Exercise details:
Restate the full listing word for word and leave the pictures out.

Data rows:
----------
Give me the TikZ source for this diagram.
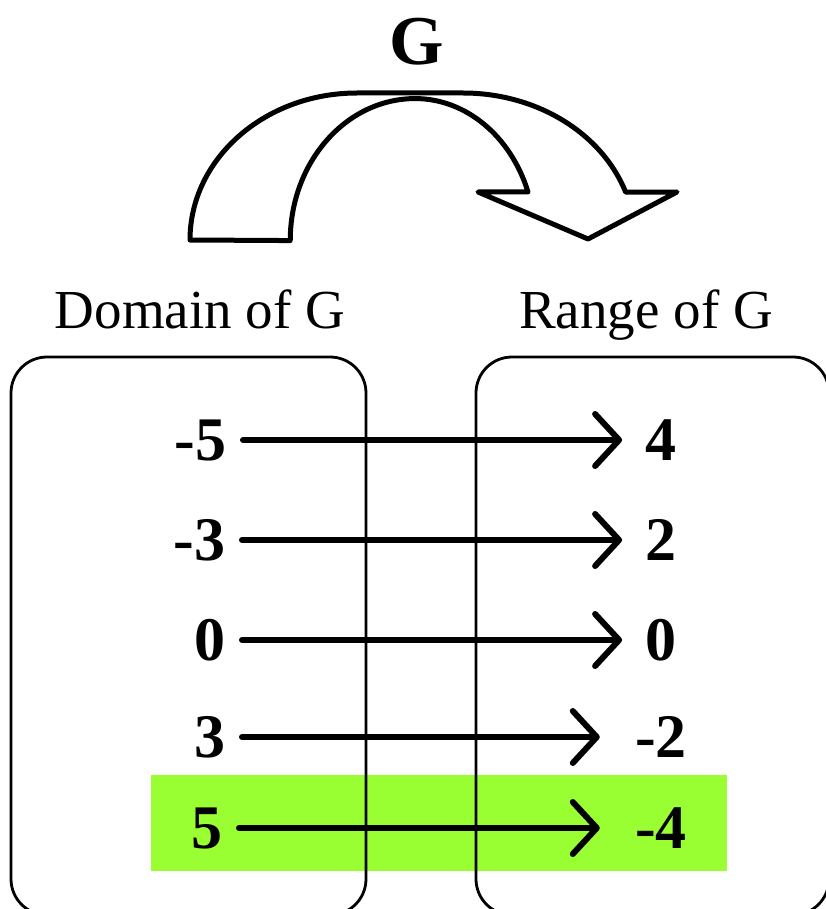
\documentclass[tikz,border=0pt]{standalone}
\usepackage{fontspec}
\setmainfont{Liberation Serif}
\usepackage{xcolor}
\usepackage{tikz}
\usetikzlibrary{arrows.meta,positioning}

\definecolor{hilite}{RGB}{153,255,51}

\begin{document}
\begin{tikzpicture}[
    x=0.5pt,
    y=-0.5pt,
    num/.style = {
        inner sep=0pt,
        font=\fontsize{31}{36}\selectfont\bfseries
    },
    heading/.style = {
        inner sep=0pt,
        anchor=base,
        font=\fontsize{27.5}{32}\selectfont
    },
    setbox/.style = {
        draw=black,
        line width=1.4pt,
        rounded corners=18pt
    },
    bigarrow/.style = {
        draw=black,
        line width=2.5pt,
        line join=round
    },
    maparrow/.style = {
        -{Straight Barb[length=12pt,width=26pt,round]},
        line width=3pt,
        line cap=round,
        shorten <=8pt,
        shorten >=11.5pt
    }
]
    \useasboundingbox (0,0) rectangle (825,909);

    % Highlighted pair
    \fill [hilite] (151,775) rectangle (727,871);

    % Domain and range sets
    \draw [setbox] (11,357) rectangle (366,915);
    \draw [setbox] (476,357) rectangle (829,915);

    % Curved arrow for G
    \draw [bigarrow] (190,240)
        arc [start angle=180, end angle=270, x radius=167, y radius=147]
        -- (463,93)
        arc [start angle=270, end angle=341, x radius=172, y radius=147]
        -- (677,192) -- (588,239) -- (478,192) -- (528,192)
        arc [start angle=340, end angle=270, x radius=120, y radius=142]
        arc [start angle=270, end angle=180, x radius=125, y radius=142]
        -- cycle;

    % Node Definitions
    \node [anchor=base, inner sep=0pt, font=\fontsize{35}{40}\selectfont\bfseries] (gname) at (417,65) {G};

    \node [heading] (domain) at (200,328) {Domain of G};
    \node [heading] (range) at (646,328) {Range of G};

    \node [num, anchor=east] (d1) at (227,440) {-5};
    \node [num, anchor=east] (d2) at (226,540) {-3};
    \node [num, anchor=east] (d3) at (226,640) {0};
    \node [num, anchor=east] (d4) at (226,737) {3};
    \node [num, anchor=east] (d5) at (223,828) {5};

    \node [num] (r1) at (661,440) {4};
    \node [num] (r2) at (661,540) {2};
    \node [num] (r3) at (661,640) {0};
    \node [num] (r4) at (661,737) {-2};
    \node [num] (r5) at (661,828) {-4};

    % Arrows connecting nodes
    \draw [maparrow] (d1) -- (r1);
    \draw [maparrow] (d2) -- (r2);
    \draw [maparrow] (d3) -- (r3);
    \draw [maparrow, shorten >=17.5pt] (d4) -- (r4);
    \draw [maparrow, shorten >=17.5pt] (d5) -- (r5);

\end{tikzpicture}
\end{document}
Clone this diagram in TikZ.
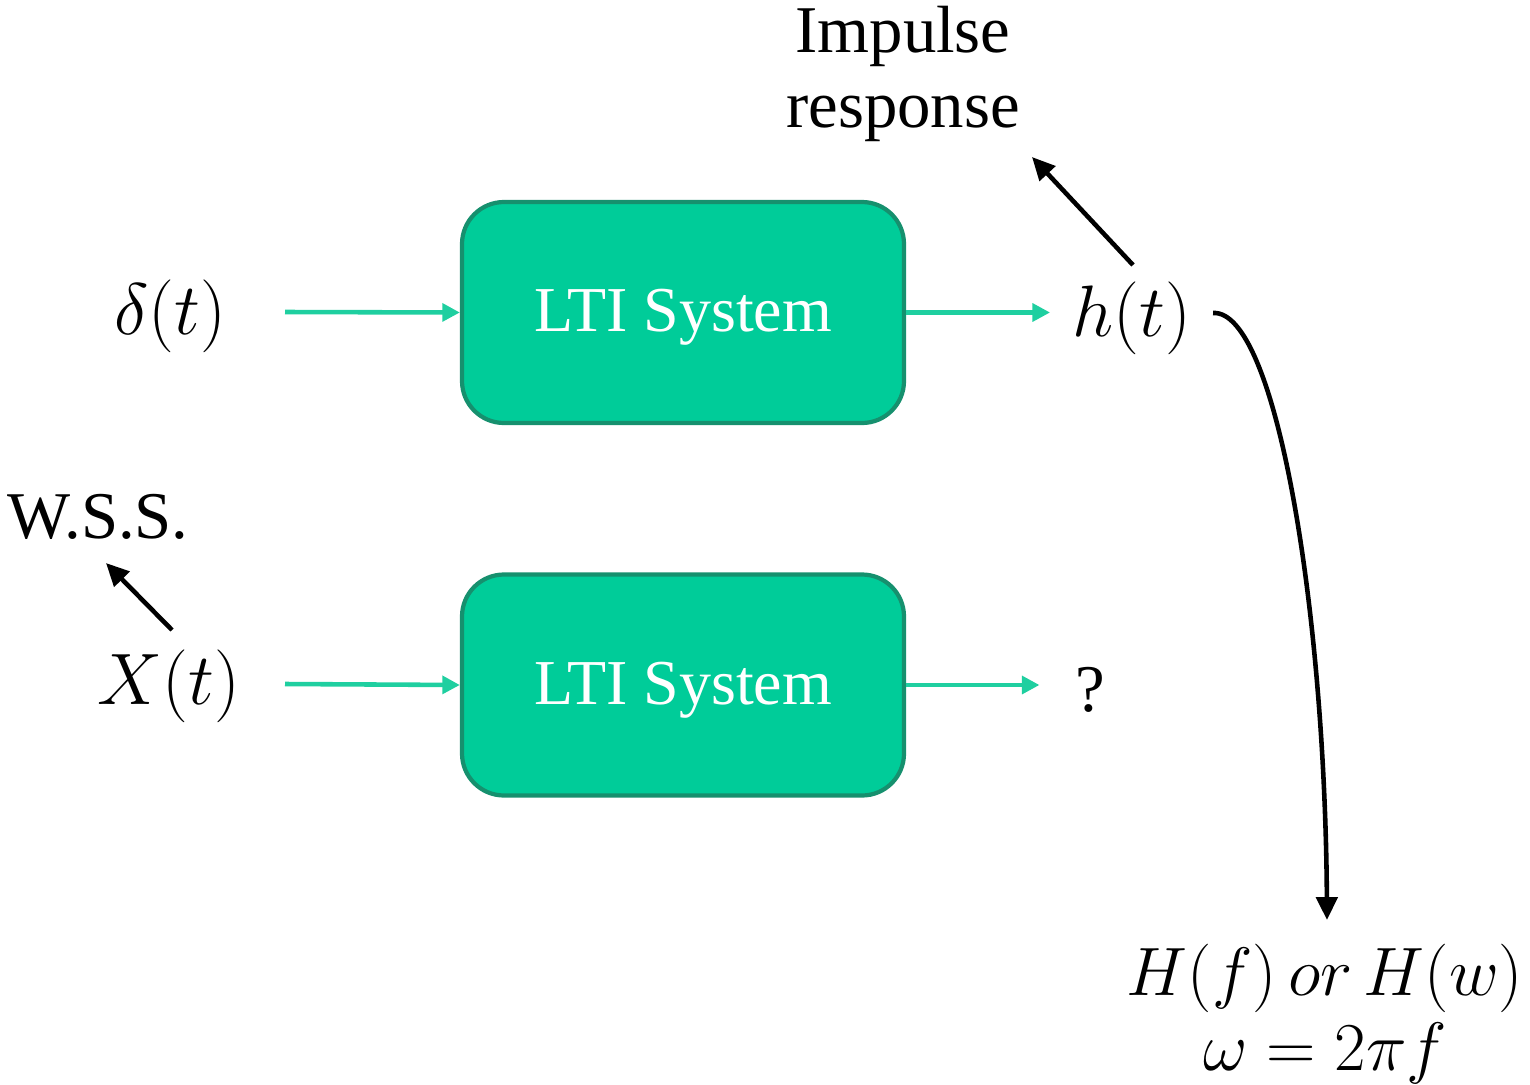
----------
Response:
Give me the TikZ source for this diagram.
\documentclass[tikz,border=0pt]{standalone}
\usepackage{fontspec}
\setmainfont{Liberation Serif}
\usepackage{xcolor}
\usepackage{tikz}
\usetikzlibrary{arrows.meta,positioning}

\definecolor{hilite}{RGB}{153,255,51}

\begin{document}
\begin{tikzpicture}[
    x=0.5pt,
    y=-0.5pt,
    num/.style = {
        inner sep=0pt,
        font=\fontsize{31}{36}\selectfont\bfseries
    },
    heading/.style = {
        inner sep=0pt,
        anchor=base,
        font=\fontsize{27.5}{32}\selectfont
    },
    setbox/.style = {
        draw=black,
        line width=1.4pt,
        rounded corners=18pt
    },
    bigarrow/.style = {
        draw=black,
        line width=2.5pt,
        line join=round
    },
    maparrow/.style = {
        -{Straight Barb[length=12pt,width=26pt,round]},
        line width=3pt,
        line cap=round,
        shorten <=8pt,
        shorten >=11.5pt
    }
]
    \useasboundingbox (0,0) rectangle (825,909);

    % Highlighted pair
    \fill [hilite] (151,775) rectangle (727,871);

    % Domain and range sets
    \draw [setbox] (11,357) rectangle (366,915);
    \draw [setbox] (476,357) rectangle (829,915);

    % Curved arrow for G
    \draw [bigarrow] (190,240)
        arc [start angle=180, end angle=270, x radius=167, y radius=147]
        -- (463,93)
        arc [start angle=270, end angle=341, x radius=172, y radius=147]
        -- (677,192) -- (588,239) -- (478,192) -- (528,192)
        arc [start angle=340, end angle=270, x radius=120, y radius=142]
        arc [start angle=270, end angle=180, x radius=125, y radius=142]
        -- cycle;

    % Node Definitions
    \node [anchor=base, inner sep=0pt, font=\fontsize{35}{40}\selectfont\bfseries] (gname) at (417,65) {G};

    \node [heading] (domain) at (200,328) {Domain of G};
    \node [heading] (range) at (646,328) {Range of G};

    \node [num, anchor=east] (d1) at (227,440) {-5};
    \node [num, anchor=east] (d2) at (226,540) {-3};
    \node [num, anchor=east] (d3) at (226,640) {0};
    \node [num, anchor=east] (d4) at (226,737) {3};
    \node [num, anchor=east] (d5) at (223,828) {5};

    \node [num] (r1) at (661,440) {4};
    \node [num] (r2) at (661,540) {2};
    \node [num] (r3) at (661,640) {0};
    \node [num] (r4) at (661,737) {-2};
    \node [num] (r5) at (661,828) {-4};

    % Arrows connecting nodes
    \draw [maparrow] (d1) -- (r1);
    \draw [maparrow] (d2) -- (r2);
    \draw [maparrow] (d3) -- (r3);
    \draw [maparrow, shorten >=17.5pt] (d4) -- (r4);
    \draw [maparrow, shorten >=17.5pt] (d5) -- (r5);

\end{tikzpicture}
\end{document}
Clone this diagram in TikZ.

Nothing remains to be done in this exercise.